--- start of RECORDED DATA ---
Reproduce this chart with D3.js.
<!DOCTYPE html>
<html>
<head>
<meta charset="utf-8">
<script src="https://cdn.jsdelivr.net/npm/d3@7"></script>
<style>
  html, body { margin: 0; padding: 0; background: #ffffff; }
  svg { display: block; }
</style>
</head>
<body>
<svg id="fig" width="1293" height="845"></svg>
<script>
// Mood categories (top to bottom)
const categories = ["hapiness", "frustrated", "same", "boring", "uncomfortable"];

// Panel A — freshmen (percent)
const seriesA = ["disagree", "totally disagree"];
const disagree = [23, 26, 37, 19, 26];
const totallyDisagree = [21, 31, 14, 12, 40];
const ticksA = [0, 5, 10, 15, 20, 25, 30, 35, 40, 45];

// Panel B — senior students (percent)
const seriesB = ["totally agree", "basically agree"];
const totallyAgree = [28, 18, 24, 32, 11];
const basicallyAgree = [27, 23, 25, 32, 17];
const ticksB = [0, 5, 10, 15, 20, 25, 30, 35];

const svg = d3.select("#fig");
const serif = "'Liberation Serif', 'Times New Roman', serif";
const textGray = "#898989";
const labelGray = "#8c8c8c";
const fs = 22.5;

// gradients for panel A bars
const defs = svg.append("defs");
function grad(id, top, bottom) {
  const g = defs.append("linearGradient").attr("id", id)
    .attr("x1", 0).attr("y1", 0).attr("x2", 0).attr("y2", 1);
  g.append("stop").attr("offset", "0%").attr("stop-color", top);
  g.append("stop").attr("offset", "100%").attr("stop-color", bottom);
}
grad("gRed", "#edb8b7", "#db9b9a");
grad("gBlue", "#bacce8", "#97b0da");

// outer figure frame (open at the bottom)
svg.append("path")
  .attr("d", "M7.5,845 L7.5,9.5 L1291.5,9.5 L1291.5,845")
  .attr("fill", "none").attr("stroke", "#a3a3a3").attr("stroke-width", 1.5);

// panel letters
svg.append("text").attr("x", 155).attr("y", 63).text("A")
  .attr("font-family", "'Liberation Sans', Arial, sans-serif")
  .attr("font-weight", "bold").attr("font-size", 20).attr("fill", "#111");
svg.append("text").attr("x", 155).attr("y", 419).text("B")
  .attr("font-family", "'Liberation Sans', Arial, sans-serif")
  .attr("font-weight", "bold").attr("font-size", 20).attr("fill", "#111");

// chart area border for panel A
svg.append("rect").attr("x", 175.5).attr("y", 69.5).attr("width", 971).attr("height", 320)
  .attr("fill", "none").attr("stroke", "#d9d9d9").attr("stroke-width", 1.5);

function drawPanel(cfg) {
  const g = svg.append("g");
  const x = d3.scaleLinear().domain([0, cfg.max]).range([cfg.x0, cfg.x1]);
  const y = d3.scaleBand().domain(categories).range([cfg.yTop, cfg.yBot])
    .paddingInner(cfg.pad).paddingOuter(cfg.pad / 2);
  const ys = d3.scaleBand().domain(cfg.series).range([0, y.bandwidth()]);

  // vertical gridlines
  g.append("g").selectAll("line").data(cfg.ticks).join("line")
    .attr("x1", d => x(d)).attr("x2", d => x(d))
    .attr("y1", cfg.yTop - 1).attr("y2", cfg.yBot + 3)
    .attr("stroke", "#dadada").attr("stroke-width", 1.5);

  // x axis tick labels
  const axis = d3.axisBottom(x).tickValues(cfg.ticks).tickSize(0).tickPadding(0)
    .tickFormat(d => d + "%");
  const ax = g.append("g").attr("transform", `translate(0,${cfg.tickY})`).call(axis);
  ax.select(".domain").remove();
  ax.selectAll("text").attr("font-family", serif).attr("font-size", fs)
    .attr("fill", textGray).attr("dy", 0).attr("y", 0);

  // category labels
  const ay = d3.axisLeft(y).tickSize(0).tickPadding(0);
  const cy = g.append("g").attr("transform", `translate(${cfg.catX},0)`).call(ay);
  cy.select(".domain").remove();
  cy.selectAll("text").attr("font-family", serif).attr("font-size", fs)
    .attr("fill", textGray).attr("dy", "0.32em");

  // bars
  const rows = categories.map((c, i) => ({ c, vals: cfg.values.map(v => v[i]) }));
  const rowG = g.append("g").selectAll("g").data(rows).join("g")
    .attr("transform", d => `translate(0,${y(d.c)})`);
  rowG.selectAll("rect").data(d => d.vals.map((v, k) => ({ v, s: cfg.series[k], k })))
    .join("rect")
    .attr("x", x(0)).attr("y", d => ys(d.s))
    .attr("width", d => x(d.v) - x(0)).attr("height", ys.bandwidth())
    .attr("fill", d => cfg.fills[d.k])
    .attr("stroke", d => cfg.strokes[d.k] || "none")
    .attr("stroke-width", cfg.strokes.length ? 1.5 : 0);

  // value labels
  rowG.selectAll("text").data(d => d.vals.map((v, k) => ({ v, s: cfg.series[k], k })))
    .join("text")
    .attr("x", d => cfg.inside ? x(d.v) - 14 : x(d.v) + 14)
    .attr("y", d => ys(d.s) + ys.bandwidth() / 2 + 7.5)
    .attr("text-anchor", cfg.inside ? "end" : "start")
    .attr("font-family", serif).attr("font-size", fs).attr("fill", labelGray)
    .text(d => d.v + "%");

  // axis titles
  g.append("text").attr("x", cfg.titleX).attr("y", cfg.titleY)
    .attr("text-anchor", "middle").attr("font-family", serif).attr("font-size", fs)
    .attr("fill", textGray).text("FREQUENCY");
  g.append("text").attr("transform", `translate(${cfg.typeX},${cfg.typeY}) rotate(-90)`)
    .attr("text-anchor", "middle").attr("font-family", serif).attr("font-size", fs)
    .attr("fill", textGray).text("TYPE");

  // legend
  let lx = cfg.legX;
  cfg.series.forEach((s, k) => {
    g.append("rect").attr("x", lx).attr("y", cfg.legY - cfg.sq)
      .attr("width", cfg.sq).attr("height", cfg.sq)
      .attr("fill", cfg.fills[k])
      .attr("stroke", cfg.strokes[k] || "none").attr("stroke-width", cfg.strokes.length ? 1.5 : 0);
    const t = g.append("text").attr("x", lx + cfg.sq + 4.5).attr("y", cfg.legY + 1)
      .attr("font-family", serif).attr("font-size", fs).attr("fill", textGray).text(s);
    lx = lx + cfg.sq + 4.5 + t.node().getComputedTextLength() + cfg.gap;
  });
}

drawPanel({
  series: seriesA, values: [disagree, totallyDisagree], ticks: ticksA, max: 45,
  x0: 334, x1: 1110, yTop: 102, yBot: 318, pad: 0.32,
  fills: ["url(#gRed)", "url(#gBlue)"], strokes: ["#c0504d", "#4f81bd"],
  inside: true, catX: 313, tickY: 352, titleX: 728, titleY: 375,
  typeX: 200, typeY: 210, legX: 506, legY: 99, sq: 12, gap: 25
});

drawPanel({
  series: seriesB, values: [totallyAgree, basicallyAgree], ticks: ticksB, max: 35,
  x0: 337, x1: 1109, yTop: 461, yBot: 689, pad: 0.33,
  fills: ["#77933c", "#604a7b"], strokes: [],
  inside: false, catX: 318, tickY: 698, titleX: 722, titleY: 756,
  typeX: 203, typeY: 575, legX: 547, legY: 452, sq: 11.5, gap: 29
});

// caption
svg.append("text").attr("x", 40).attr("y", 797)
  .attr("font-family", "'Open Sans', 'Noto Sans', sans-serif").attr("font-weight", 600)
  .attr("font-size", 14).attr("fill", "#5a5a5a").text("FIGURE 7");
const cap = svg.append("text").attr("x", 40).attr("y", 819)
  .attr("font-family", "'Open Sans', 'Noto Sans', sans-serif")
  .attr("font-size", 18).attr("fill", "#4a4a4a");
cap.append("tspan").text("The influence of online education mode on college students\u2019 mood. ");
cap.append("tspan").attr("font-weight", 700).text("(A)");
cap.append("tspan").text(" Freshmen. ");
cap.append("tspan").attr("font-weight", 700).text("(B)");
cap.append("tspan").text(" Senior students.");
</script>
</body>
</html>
--- end of RECORDED DATA ---
PROBLEM =>
Scan the listing above. Collect all lines with the word "chart".

FULL SOLUTION =>
Reproduce this chart with D3.js.
// chart area border for panel A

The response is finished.